これは従業員教育における重要要素「トレーニング」と「コーチング」の比較において明示された一文です。

トレーニング=きちんと計画された一対大勢の指導。研修や授業など。
コーチング=成果管理型の指導方法。上司やメンターによる直接的な個人教育。

トレーニングを重視しすぎる企業は成果の低い担当者が多くなる傾向があり、逆にコーチングを重視している企業はスタッフの成果が高くなる傾向があります。

トレーニングはあくまで新しいアイデアや新しいサービスアプローチを短期的に理解させるための手段であり、コーチングとはトレーニングで学んだことを現場実践を通じで定着させていくものなので後者に集中することこそが従業員の努力を減らす最短距離です。

またコーチングには2つのタイプがあり、どちらを選ぶかによってこれまた成果が異なってきます。

1つは「計画的なコーチング」で、ほとんどのコーチングはこれに該当します。「計画的なコーチング」とは予定された時間に担当者と監督者が参加し、成果について話し合い改善策を講じる、というものです。このコーチングはあまり有益ではありません。ほぼ例外なく、本質的には能力開発というより罰則的な特徴があるからです。

定期ミーティングみたいな反省会的イメージですかね。

一方でもう一つのタイプのコーチングである「総合的なコーチング」は成果を著しく引き上げます。
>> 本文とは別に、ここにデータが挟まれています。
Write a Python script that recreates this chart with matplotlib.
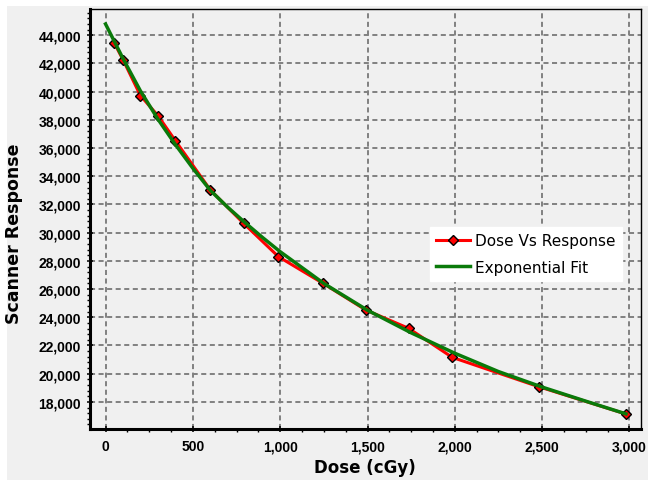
import matplotlib
matplotlib.use('Agg')
import matplotlib.pyplot as plt
import matplotlib.ticker as ticker
from matplotlib.patches import Rectangle

# data
dose = [50, 100, 200, 300, 400, 600, 790, 990, 1245, 1490, 1735, 1985, 2480, 2980]
response = [43450, 42270, 39720, 38300, 36520, 33030, 30670, 28300, 26410,
            24520, 23220, 21160, 19080, 17140]

fit_dose = [0, 100, 200, 300, 400, 500, 600, 700, 800, 900, 1000, 1250, 1500,
            1750, 2000, 2250, 2500, 2750, 2980]
fit_resp = [44800, 42350, 40050, 38050, 36250, 34570, 33000, 31800, 30700, 29650,
            28650, 26400, 24500, 22900, 21450, 20150, 19050, 18050, 17150]

W, H = 648, 481
fig = plt.figure(figsize=(W / 100, H / 100), dpi=100, facecolor='white')
# grey panel behind everything, white strip on top and left
fig.patches.append(Rectangle((7 / W, 0), 1, 1 - 7 / H, transform=fig.transFigure,
                             facecolor='#f0f0f0', edgecolor='none', zorder=-10))

ax = fig.add_axes([90 / W, 1 - 430 / H, 551 / W, 420 / H])
ax.set_facecolor('#f0f0f0')

ax.plot(dose, response, '-', color='#ff0000', linewidth=2.2, marker='D',
        markersize=5.5, markerfacecolor='#ff0000', markeredgecolor='black',
        markeredgewidth=1.0, label='Dose Vs Response', zorder=3)
ax.plot(fit_dose, fit_resp, '-', color='#0a7a0a', linewidth=2.5,
        label='Exponential Fit', zorder=4)

ax.set_xlim(-89, 3066)
ax.set_ylim(16078, 45865)

ax.xaxis.set_major_locator(ticker.MultipleLocator(500))
ax.xaxis.set_minor_locator(ticker.MultipleLocator(125))
ax.yaxis.set_major_locator(ticker.MultipleLocator(2000))
ax.yaxis.set_minor_locator(ticker.MultipleLocator(400))
fmt = ticker.FuncFormatter(lambda v, p: f'{v:,.0f}')
ax.xaxis.set_major_formatter(fmt)
ax.yaxis.set_major_formatter(fmt)

ax.grid(True, which='major', color='#808080', linewidth=1.4,
        linestyle=(0, (2.6, 1.8)))
ax.set_axisbelow(True)

ax.tick_params(which='major', direction='inout', length=5, width=1.1,
               labelsize=10)
ax.tick_params(which='minor', direction='out', length=2.5, width=1.0)
ax.tick_params(axis='x', which='major', pad=5)
ax.tick_params(axis='y', which='major', pad=4)
for lab in ax.get_xticklabels() + ax.get_yticklabels():
    lab.set_fontweight('bold')
    lab.set_family(['Liberation Sans', 'DejaVu Sans'])

for side in ['left', 'bottom']:
    ax.spines[side].set_linewidth(2.2)
for side in ['top', 'right']:
    ax.spines[side].set_linewidth(1.0)

ax.set_xlabel('Dose (cGy)', fontsize=12, fontweight='bold')
ax.set_ylabel('Scanner Response', fontsize=12.5, fontweight='bold')
ax.xaxis.set_label_coords(0.499, -0.070)
ax.yaxis.set_label_coords(-0.122, 0.467)

leg = ax.legend(loc='upper left', bbox_to_anchor=(0.617, 0.481), borderaxespad=0,
                fontsize=11, frameon=True, fancybox=False, framealpha=1,
                edgecolor='white', facecolor='white', handlelength=2.2,
                handletextpad=0.35, labelspacing=0.75, borderpad=0.4)

fig.savefig('out.png', dpi=100, facecolor='white')
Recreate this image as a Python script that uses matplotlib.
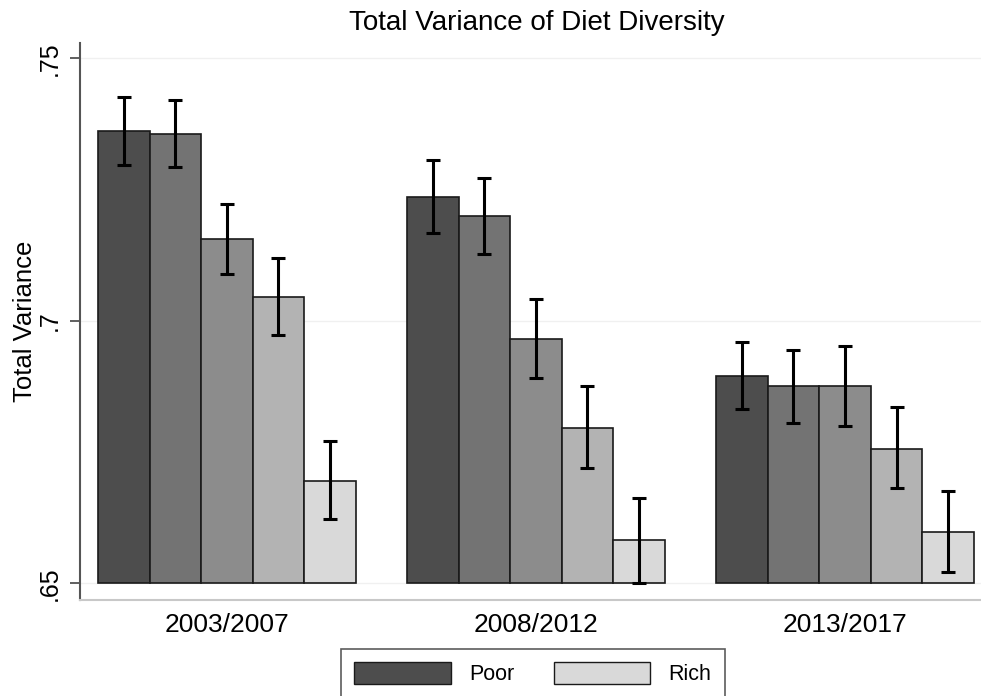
import numpy as np
import matplotlib.pyplot as plt
from matplotlib.patches import Patch

plt.rcParams['font.family'] = ['Liberation Sans', 'DejaVu Sans']

# 各时期 5 个收入组的总方差及置信区间
periods = ['2003/2007', '2008/2012', '2013/2017']
variance = [
    [0.7361, 0.7356, 0.7156, 0.7046, 0.6694],
    [0.7236, 0.7200, 0.6966, 0.6795, 0.6582],
    [0.6894, 0.6875, 0.6875, 0.6755, 0.6597],
]
ci_low = [
    [0.7297, 0.7293, 0.7089, 0.6973, 0.6622],
    [0.7167, 0.7127, 0.6890, 0.6719, 0.6500],
    [0.6831, 0.6806, 0.6800, 0.6681, 0.6521],
]
ci_high = [
    [0.7426, 0.7420, 0.7222, 0.7120, 0.6770],
    [0.7306, 0.7272, 0.7042, 0.6875, 0.6663],
    [0.6960, 0.6945, 0.6951, 0.6835, 0.6675],
]
colors = ['#4d4d4d', '#737373', '#8c8c8c', '#b3b3b3', '#d9d9d9']
base = 0.65

fig = plt.figure(figsize=(9.81, 6.96), dpi=100)
ax = fig.add_axes([80 / 981, 96 / 696, 901 / 981, 557 / 696])

for g in range(len(periods)):
    for i in range(5):
        x = g * 6 + i
        v = variance[g][i]
        ax.bar(x, v - base, bottom=base, width=1.0, color=colors[i],
               edgecolor='#1a1a1a', linewidth=1.2, zorder=2)
        ax.errorbar(x, v, yerr=[[v - ci_low[g][i]], [ci_high[g][i] - v]],
                    fmt='none', ecolor='black', elinewidth=2.2, capsize=4.7,
                    capthick=2.2, zorder=3)

ax.set_xlim(-0.85, 16.64)
ax.set_ylim(0.6468, 0.7529)
ax.set_xticks([g * 6 + 2 for g in range(len(periods))])
ax.set_xticklabels(periods, fontsize=19)
ax.tick_params(axis='x', length=0, pad=9)
ax.set_yticks([0.65, 0.7, 0.75])
ax.set_yticklabels(['.65', '.7', '.75'], rotation=90, va='center', fontsize=18)
ax.tick_params(axis='y', length=7, width=1.2, color='#444444', pad=6)
ax.yaxis.grid(True, color='#f0f0f0', linewidth=1)
ax.set_axisbelow(True)

for s in ['top', 'right']:
    ax.spines[s].set_visible(False)
ax.spines['left'].set_color('#555555')
ax.spines['left'].set_linewidth(1.5)
ax.spines['bottom'].set_color('#c8c8c8')
ax.spines['bottom'].set_linewidth(1.5)

ax.set_ylabel('Total Variance', fontsize=18.5, labelpad=1)
fig.text(537 / 981, 1 - 23 / 696, 'Total Variance of Diet Diversity',
         ha='center', va='center', fontsize=20)

handles = [Patch(facecolor=colors[0], edgecolor='#1a1a1a', label='Poor'),
           Patch(facecolor=colors[4], edgecolor='#1a1a1a', label='Rich')]
leg = fig.legend(handles=handles, loc='upper center', ncol=2,
                 bbox_to_anchor=(533 / 981, 1 - 649 / 696), fontsize=15.5,
                 handlelength=4.5, handleheight=1.15, handletextpad=0.85,
                 columnspacing=1.8, fancybox=False, frameon=True,
                 borderpad=0.62, borderaxespad=0)
leg.get_frame().set_edgecolor('#333333')
leg.get_frame().set_linewidth(1.2)

fig.savefig('out.png', dpi=100)
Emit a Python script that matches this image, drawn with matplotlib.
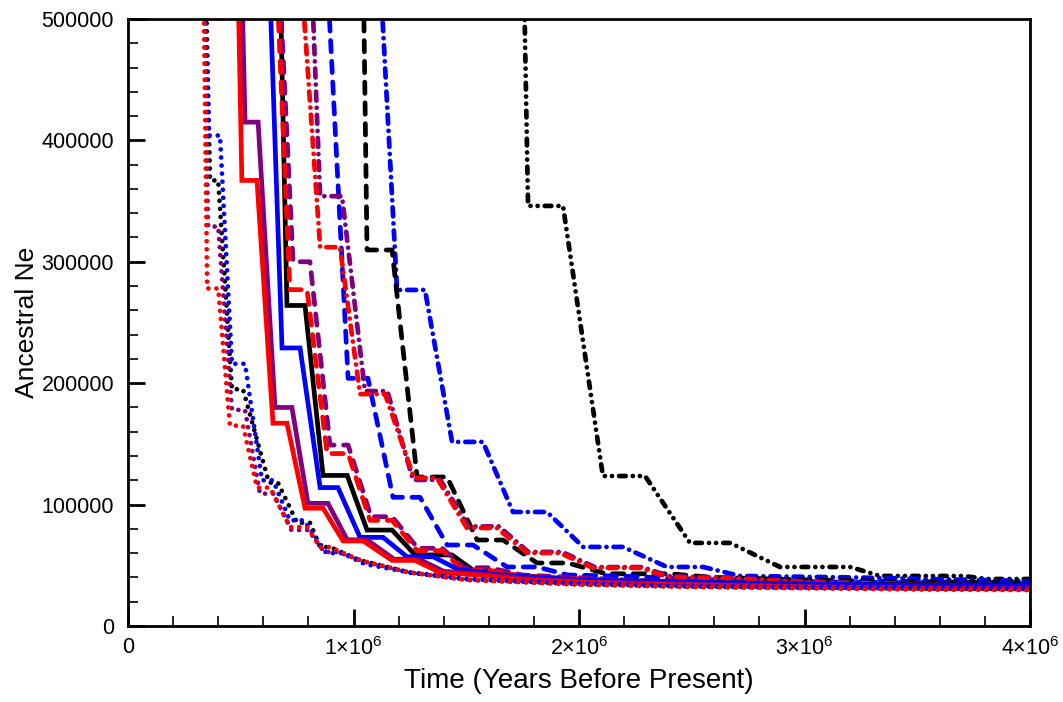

これは改善を目指す具体的な顧客の状況を想定して設計されたもので、OJT(On-the-Job Training、オン・ザ・ジョブ・トレーニング)で実施される二人三脚的な手法です。本当に優れた監督者は75%を総合的コーチング、残りの25%を計画的なコーチングに充てているそうです。

これらの研究結果を踏まえると、最も効果が大きい教育方法は「身近に目標となる人物がいる」ことに他ならないのではないかとわたしは思います。教科書が目の前に開かれていて、現場担当者はその人のマネをしながら学び、監督者は常に身近に寄り添いながらタイムリーに改善策を講じ続ける。

こう書き連ねながら、私自身は果たして「目標となる人物」足りえているのかと考えあぐねてしまいます。目標となる人物像って、輝いている人、注目されている人、成果を上げている人、ってイメージがありますもんね。自分が教えられる側であれば、そういった人に教えてもらった方が嬉しいです。きっとみんなそうでしょう。

でも同時に、あまり理想を高く持ちすぎるのもいかがなものかとも思います。

同じ目的や目標を持った仲間のうちでちょっと前を進んでいる人がすぐ後ろの人に手を差し伸べ、後ろの人がその手をしっかり握って、と手をつないでいけばチームワークが高まっておのずパフォーマンスが上がっていくのは容易にイメージできるからです。

コーチングとひとことにいっても様々な意味があります。